SOURCE MATERIAL
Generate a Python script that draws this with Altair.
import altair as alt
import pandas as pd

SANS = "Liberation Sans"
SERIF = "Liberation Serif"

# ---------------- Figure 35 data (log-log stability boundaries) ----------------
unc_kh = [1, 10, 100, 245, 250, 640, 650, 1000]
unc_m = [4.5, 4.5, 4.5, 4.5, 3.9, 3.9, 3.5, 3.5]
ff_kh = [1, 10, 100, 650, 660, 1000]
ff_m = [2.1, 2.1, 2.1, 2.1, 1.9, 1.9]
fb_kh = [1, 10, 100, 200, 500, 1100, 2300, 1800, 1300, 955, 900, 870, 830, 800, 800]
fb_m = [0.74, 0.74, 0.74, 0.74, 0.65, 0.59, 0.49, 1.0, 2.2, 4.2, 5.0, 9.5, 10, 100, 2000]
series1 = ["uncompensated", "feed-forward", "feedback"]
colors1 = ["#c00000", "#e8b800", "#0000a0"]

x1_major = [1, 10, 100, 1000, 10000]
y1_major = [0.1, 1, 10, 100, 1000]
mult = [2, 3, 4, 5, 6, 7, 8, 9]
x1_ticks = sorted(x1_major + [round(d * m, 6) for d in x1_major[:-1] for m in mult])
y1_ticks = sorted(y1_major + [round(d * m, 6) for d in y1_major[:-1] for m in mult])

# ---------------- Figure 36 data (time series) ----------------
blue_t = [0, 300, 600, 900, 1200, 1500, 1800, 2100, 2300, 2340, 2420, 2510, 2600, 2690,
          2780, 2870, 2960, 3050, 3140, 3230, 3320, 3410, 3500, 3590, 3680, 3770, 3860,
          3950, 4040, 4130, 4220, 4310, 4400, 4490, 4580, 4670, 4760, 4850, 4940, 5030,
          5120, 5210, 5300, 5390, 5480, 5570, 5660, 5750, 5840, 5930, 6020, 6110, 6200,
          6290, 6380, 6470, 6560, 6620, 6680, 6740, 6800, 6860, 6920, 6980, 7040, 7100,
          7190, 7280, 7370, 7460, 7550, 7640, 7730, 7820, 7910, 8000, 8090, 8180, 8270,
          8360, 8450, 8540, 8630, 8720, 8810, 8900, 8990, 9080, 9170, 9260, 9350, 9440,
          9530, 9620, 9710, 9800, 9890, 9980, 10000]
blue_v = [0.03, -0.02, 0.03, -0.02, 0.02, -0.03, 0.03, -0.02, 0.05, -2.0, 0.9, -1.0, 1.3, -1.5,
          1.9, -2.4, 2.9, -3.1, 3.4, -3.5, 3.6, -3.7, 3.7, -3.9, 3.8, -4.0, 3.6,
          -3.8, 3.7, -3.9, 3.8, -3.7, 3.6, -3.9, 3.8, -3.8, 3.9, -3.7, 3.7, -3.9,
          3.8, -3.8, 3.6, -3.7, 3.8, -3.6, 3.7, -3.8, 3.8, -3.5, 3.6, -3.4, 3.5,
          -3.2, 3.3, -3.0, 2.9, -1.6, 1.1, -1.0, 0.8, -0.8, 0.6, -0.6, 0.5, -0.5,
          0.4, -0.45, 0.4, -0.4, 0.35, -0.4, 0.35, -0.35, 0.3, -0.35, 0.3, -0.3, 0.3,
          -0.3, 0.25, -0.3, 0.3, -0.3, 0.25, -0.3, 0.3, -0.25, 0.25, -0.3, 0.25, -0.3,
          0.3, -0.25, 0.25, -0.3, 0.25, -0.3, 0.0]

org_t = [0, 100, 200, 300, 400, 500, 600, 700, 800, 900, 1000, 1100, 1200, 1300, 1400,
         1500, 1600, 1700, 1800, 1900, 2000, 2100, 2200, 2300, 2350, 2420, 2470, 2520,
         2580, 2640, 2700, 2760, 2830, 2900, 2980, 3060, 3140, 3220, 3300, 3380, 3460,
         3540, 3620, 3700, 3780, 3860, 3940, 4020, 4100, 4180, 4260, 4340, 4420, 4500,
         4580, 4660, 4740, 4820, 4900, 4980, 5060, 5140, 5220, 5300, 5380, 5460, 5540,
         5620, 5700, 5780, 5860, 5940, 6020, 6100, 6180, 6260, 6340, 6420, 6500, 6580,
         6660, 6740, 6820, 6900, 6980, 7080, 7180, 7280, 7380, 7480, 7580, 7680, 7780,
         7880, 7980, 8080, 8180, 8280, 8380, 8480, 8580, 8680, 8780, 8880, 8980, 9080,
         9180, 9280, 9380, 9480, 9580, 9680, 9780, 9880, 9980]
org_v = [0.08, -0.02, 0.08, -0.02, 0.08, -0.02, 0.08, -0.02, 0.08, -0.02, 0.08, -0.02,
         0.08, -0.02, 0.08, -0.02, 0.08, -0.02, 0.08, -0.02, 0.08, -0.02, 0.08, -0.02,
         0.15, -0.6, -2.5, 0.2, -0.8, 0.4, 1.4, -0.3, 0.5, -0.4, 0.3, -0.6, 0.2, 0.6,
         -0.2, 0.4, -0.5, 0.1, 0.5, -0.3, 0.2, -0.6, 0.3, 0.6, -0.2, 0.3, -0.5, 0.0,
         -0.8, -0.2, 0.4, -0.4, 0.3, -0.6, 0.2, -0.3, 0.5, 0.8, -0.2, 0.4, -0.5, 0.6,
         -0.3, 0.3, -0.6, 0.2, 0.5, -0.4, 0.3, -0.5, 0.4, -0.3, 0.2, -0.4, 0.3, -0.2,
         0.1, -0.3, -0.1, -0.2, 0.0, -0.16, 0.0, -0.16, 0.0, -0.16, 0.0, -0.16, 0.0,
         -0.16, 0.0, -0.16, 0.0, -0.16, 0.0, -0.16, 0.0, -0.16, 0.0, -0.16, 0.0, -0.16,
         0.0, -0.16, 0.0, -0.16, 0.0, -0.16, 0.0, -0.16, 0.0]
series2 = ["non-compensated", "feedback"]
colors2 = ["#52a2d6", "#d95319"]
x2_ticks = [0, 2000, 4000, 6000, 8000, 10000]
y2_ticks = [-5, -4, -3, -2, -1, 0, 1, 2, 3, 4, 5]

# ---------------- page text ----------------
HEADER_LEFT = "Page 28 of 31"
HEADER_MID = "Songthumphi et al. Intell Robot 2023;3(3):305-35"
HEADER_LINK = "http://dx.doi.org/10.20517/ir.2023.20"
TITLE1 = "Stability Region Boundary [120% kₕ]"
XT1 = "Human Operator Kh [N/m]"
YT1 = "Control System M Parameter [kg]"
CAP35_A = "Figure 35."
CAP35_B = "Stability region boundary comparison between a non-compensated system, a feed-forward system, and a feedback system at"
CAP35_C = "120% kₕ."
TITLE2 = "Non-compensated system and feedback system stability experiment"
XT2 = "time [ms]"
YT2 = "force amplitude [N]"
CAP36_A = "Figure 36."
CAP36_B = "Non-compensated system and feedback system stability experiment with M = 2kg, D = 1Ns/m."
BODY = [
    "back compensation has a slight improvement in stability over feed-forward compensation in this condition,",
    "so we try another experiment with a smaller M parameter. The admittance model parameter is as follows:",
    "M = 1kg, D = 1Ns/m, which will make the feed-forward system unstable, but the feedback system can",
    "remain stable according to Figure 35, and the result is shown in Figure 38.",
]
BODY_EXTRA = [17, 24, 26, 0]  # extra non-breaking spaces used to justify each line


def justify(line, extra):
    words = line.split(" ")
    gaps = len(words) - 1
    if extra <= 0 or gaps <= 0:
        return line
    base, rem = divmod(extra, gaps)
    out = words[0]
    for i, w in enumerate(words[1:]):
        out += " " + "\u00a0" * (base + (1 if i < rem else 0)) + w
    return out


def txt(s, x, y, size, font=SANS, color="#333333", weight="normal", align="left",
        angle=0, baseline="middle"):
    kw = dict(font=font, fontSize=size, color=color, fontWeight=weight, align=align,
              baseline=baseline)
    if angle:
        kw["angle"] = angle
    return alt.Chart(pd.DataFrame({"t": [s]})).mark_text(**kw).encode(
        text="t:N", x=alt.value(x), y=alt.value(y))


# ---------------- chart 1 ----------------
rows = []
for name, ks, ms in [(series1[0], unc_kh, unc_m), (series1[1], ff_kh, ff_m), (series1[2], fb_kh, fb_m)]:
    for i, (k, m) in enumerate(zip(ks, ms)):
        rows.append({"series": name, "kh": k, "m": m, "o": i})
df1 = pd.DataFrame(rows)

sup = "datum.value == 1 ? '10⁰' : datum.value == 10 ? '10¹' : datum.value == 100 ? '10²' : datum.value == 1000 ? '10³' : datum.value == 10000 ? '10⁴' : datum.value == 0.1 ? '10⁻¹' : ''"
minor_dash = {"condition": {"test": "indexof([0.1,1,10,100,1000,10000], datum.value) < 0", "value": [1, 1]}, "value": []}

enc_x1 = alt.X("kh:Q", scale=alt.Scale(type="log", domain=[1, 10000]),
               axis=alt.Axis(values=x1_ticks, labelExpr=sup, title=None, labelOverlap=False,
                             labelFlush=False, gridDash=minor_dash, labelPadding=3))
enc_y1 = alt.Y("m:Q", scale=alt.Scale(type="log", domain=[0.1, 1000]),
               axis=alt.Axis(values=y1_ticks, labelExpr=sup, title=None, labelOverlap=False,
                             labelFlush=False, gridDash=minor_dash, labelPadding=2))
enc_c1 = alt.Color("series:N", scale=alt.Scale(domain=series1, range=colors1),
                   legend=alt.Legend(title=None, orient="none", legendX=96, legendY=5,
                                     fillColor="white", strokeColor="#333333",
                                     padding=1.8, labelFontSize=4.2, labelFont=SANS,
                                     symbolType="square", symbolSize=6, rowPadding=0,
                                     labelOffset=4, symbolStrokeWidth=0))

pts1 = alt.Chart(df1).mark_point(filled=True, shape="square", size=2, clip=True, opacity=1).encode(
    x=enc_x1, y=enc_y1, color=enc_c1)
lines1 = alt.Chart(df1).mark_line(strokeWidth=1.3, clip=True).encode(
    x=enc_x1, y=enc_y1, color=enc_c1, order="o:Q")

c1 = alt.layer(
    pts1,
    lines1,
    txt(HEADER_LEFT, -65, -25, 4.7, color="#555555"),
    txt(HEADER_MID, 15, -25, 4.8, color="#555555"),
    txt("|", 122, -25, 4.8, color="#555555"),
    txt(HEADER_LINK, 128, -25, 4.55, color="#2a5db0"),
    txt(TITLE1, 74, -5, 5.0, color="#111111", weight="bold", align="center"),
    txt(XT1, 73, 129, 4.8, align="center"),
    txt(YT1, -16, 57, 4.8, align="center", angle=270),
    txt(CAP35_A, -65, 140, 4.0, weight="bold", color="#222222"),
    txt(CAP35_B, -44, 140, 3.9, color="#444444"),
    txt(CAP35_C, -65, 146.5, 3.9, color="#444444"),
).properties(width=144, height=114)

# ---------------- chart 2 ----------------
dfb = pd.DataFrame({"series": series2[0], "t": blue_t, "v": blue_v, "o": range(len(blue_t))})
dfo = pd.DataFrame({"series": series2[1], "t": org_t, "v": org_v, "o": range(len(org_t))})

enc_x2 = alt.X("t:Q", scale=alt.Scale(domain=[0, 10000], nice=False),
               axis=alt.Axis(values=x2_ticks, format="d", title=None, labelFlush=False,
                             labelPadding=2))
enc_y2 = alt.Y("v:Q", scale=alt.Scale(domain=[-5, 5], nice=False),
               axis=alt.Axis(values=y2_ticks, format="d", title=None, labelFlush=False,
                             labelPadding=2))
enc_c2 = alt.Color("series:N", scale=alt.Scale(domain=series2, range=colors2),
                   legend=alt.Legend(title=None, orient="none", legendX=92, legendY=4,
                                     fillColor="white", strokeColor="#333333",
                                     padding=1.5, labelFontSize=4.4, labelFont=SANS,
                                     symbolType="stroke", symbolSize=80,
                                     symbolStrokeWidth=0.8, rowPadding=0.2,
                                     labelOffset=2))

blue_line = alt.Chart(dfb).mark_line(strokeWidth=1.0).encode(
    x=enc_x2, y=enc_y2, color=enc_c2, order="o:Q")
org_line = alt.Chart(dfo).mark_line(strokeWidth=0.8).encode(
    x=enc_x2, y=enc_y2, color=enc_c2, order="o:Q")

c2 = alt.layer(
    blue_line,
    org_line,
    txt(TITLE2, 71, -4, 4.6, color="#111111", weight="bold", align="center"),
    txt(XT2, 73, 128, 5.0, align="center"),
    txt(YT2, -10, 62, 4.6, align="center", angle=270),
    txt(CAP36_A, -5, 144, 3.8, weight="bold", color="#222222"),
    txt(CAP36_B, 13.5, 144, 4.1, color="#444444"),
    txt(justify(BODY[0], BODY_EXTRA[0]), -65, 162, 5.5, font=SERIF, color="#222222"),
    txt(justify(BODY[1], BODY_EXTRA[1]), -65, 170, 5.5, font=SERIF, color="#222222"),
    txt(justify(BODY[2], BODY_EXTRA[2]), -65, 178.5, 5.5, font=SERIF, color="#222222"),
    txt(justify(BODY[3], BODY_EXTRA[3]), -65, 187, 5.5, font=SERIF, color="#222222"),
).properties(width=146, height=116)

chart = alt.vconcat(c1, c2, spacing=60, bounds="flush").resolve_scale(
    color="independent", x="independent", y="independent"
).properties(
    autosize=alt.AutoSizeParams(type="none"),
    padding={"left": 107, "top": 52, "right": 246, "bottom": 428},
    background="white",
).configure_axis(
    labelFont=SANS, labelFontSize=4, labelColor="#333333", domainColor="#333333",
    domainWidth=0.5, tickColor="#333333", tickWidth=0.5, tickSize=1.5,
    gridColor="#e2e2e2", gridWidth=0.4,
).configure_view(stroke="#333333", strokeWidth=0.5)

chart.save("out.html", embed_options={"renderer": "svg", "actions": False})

WHAT YOU ARE ASKED TO DO
Give the lines again, exactly as they stand, from the beginning of the data through the line with "y1_ticks = sorted(y1_major".

WRITTEN SOLUTION
Generate a Python script that draws this with Altair.
import altair as alt
import pandas as pd

SANS = "Liberation Sans"
SERIF = "Liberation Serif"

# ---------------- Figure 35 data (log-log stability boundaries) ----------------
unc_kh = [1, 10, 100, 245, 250, 640, 650, 1000]
unc_m = [4.5, 4.5, 4.5, 4.5, 3.9, 3.9, 3.5, 3.5]
ff_kh = [1, 10, 100, 650, 660, 1000]
ff_m = [2.1, 2.1, 2.1, 2.1, 1.9, 1.9]
fb_kh = [1, 10, 100, 200, 500, 1100, 2300, 1800, 1300, 955, 900, 870, 830, 800, 800]
fb_m = [0.74, 0.74, 0.74, 0.74, 0.65, 0.59, 0.49, 1.0, 2.2, 4.2, 5.0, 9.5, 10, 100, 2000]
series1 = ["uncompensated", "feed-forward", "feedback"]
colors1 = ["#c00000", "#e8b800", "#0000a0"]

x1_major = [1, 10, 100, 1000, 10000]
y1_major = [0.1, 1, 10, 100, 1000]
mult = [2, 3, 4, 5, 6, 7, 8, 9]
x1_ticks = sorted(x1_major + [round(d * m, 6) for d in x1_major[:-1] for m in mult])
y1_ticks = sorted(y1_major + [round(d * m, 6) for d in y1_major[:-1] for m in mult])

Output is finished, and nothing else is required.